Objective: We sought to assess the rates of VTE and bleeding complications and to determine the efficacy and safety of primary thromboprophylaxis in adult patients with cancer and a CVC.
Methods: A systematic search of MEDLINE, EMBASE, and all EBM was conducted. Randomized controlled trials (RCTs) of adult patients with cancer and a CVC receiving primary thromboprophylaxis compared to observation/placebo were included. The primary efficacy and safety outcomes were total VTE and major bleeding episodes, respectively.

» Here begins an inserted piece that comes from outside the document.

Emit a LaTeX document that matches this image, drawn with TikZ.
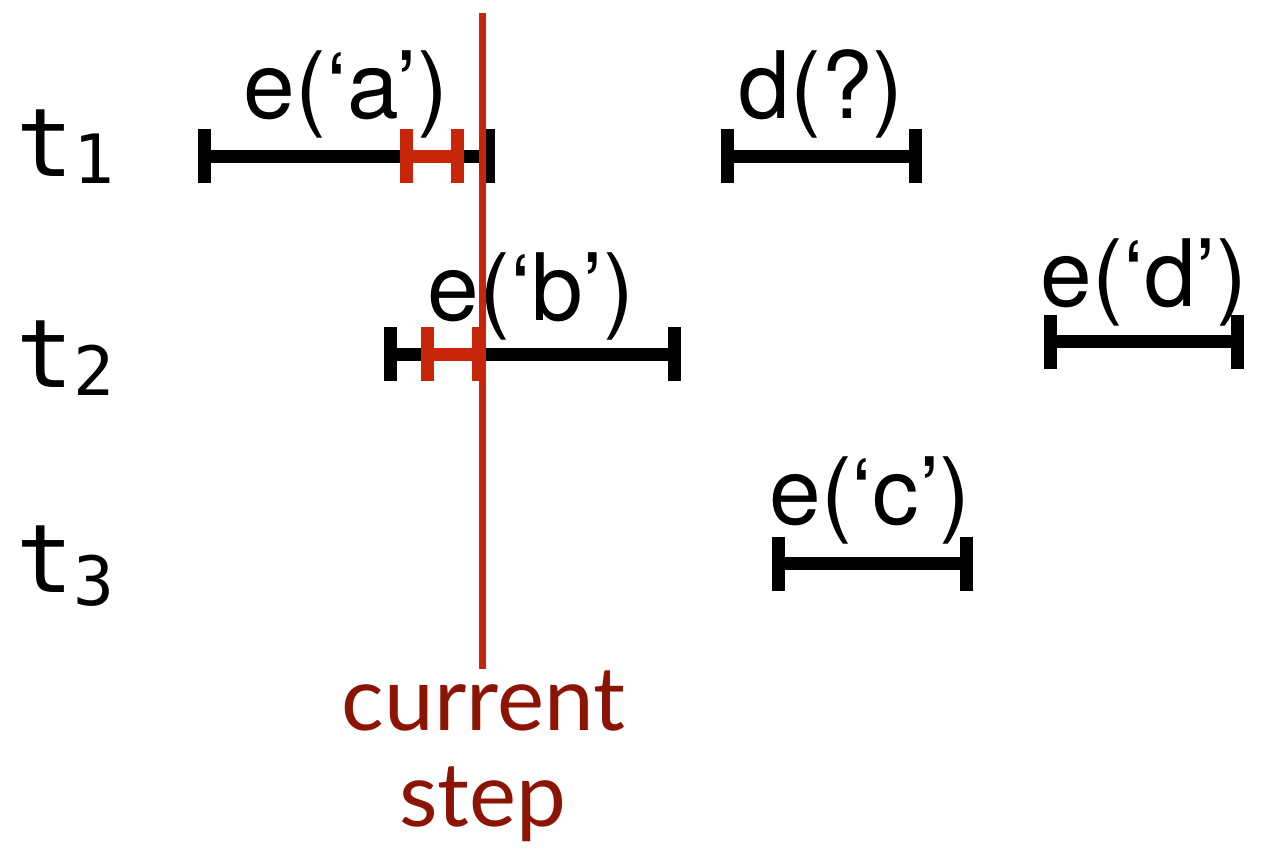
\documentclass[tikz,border=0pt]{standalone}
\usepackage{fontspec}
\setmainfont{TeX Gyre Heros}
\newfontfamily\monofont{DejaVu Sans Mono}
\newfontfamily\labfont{Lato}
\definecolor{stepred}{RGB}{200,38,10}
\definecolor{labred}{RGB}{140,20,5}
\tikzset{
  ivbar/.style={line width=13pt, line cap=butt},
  ivtext/.style={anchor=base, inner sep=0pt, font=\fontsize{93}{93}\selectfont},
  tlab/.style={anchor=base west, inner sep=0pt},
  steplab/.style={anchor=base, inner sep=0pt, text=labred, font=\fontsize{89}{95}\labfont},
}
\newcommand\ivdraw[5]{% style, name, x1, x2, y
  \coordinate (#2L) at (#3,#5);
  \coordinate (#2R) at (#4,#5);
  \draw[ivbar,#1] (#2L) -- (#2R);
  \draw[ivbar,#1] ([yshift=27pt]#2L) -- ([yshift=-27pt]#2L);
  \draw[ivbar,#1] ([yshift=27pt]#2R) -- ([yshift=-27pt]#2R);
}
\begin{document}
\begin{tikzpicture}[x=1pt,y=-1pt]
\useasboundingbox (0,0) rectangle (1276,855);
% row labels
\node[tlab] (t1) at (16,176) {\fontsize{95}{95}\monofont t\raisebox{-7pt}{\fontsize{68}{68}\selectfont 1}};
\node[tlab] (t2) at (16,387) {\fontsize{95}{95}\monofont t\raisebox{-8pt}{\fontsize{68}{68}\selectfont 2}};
\node[tlab] (t3) at (16,592) {\fontsize{95}{95}\monofont t\raisebox{-13pt}{\fontsize{68}{68}\selectfont 3}};
% interval labels
\node[ivtext] (ea) at (346,118) {e(‘a’)};
\node[ivtext] (dq) at (821,118) {d(?)};
\node[ivtext] (eb) at (531,320) {e(‘b’)};
\node[ivtext] (ed) at (1144,306) {e(‘d’)};
\node[ivtext] (ec) at (870,524) {e(‘c’)};
% black intervals
\ivdraw{black}{a}{204}{488.5}{156}
\ivdraw{black}{q}{727}{915}{156}
\ivdraw{black}{b}{390}{674}{354}
\ivdraw{black}{d}{1050}{1237.5}{341.5}
\ivdraw{black}{c}{778}{966}{563.5}
% red sub-intervals
\ivdraw{stepred}{ra}{406}{457.5}{156}
\ivdraw{stepred}{rb}{427.5}{478.5}{354}
% current step line
\coordinate (top) at (482.5,13);
\coordinate (bot) at (482.5,669);
\draw[stepred, line width=7pt] (top) -- (bot);
\node[steplab] (cur) at (483.5,730) {current};
\node[steplab] (stp) at (483,826) {step};
\end{tikzpicture}
\end{document}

Results: A total of 12 RCTs (3545 patients) were included in the analysis. The total rates of VTE were significantly lower in patients receiving thromboprophylaxis compared to those not receiving primary prevention (7.6% vs. 13%; Odds Ratio (OR) 0.51, 95% CI 0.32-0.82, p < 0.01). The rates of major bleeding complications were not higher in patients receiving thromboprophylaxis (0.9% vs. 0.6%; OR 1.12, 95% CI 0.29-4.40, p = 0.87).
Conclusions: Primary thromboprophylaxis significantly reduced the risk of VTE without increasing the risk of major bleeding complications in patients with cancer and CVC. Future studies are needed to confirm these findings.
Keywords: Central venous catheters; Hemorrhage; Neoplasia; Venous thromboembolism; Venous thrombosis.